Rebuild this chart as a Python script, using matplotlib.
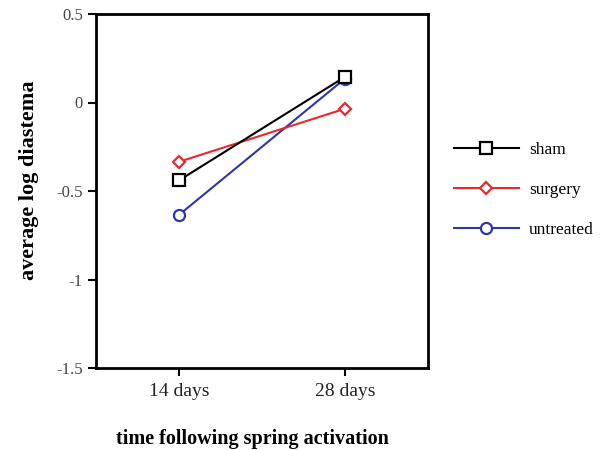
import matplotlib
matplotlib.use("Agg")
import matplotlib.pyplot as plt

# data
times = ["14 days", "28 days"]
sham = [-0.44, 0.145]
surgery = [-0.335, -0.035]
untreated = [-0.635, 0.135]

# name, values, colour, marker, size, zorder
series = [
    ("sham", sham, "black", "s", 8, 4),
    ("surgery", surgery, "#e8282c", "D", 6, 3),
    ("untreated", untreated, "#2f35a8", "o", 8, 2),
]

plt.rcParams["font.family"] = ["Liberation Serif", "DejaVu Serif"]

fig = plt.figure(figsize=(6.05, 4.5), dpi=100)
ax = fig.add_axes([96 / 605, 1 - 368 / 450, 332 / 605, 354 / 450])

x = list(range(len(times)))
for name, vals, col, mk, ms, z in series:
    ax.plot(x, vals, color=col, lw=1.5, marker=mk, ms=ms, mfc="white",
            mec=col, mew=1.6, label=name, zorder=z)

ax.set_xlim(-0.5, 1.5)
ax.set_ylim(-1.5, 0.5)
ax.set_xticks(x)
ax.set_xticklabels(times, fontsize=14, color="#222222")
ax.set_yticks([-1.5, -1, -0.5, 0, 0.5])
ax.set_yticklabels(["-1.5", "-1", "-0.5", "0", "0.5"], fontsize=12, color="#444444")
ax.tick_params(direction="out", length=6, width=1.5)
ax.tick_params(axis="x", pad=5)
for s in ax.spines.values():
    s.set_linewidth(2)

ax.set_xlabel("time following spring activation", fontsize=14.5, fontweight="bold")
ax.set_ylabel("average log diastema", fontsize=16, fontweight="bold")
ax.xaxis.set_label_coords(0.47, -0.172)
ax.yaxis.set_label_coords(-0.172, 0.53)

ax.legend(loc="center left", bbox_to_anchor=(1.03, 0.503), frameon=False,
          fontsize=12.5, handlelength=3.75, labelspacing=1.35, handletextpad=0.6)

fig.savefig("out.png", dpi=100)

= = = = = = =

Copy the material above exactly and drop the pictures.

Rebuild this chart as a Python script, using matplotlib.
import matplotlib
matplotlib.use("Agg")
import matplotlib.pyplot as plt

# data
times = ["14 days", "28 days"]
sham = [-0.44, 0.145]
surgery = [-0.335, -0.035]
untreated = [-0.635, 0.135]

# name, values, colour, marker, size, zorder
series = [
    ("sham", sham, "black", "s", 8, 4),
    ("surgery", surgery, "#e8282c", "D", 6, 3),
    ("untreated", untreated, "#2f35a8", "o", 8, 2),
]

plt.rcParams["font.family"] = ["Liberation Serif", "DejaVu Serif"]

fig = plt.figure(figsize=(6.05, 4.5), dpi=100)
ax = fig.add_axes([96 / 605, 1 - 368 / 450, 332 / 605, 354 / 450])

x = list(range(len(times)))
for name, vals, col, mk, ms, z in series:
    ax.plot(x, vals, color=col, lw=1.5, marker=mk, ms=ms, mfc="white",
            mec=col, mew=1.6, label=name, zorder=z)

ax.set_xlim(-0.5, 1.5)
ax.set_ylim(-1.5, 0.5)
ax.set_xticks(x)
ax.set_xticklabels(times, fontsize=14, color="#222222")
ax.set_yticks([-1.5, -1, -0.5, 0, 0.5])
ax.set_yticklabels(["-1.5", "-1", "-0.5", "0", "0.5"], fontsize=12, color="#444444")
ax.tick_params(direction="out", length=6, width=1.5)
ax.tick_params(axis="x", pad=5)
for s in ax.spines.values():
    s.set_linewidth(2)

ax.set_xlabel("time following spring activation", fontsize=14.5, fontweight="bold")
ax.set_ylabel("average log diastema", fontsize=16, fontweight="bold")
ax.xaxis.set_label_coords(0.47, -0.172)
ax.yaxis.set_label_coords(-0.172, 0.53)

ax.legend(loc="center left", bbox_to_anchor=(1.03, 0.503), frameon=False,
          fontsize=12.5, handlelength=3.75, labelspacing=1.35, handletextpad=0.6)

fig.savefig("out.png", dpi=100)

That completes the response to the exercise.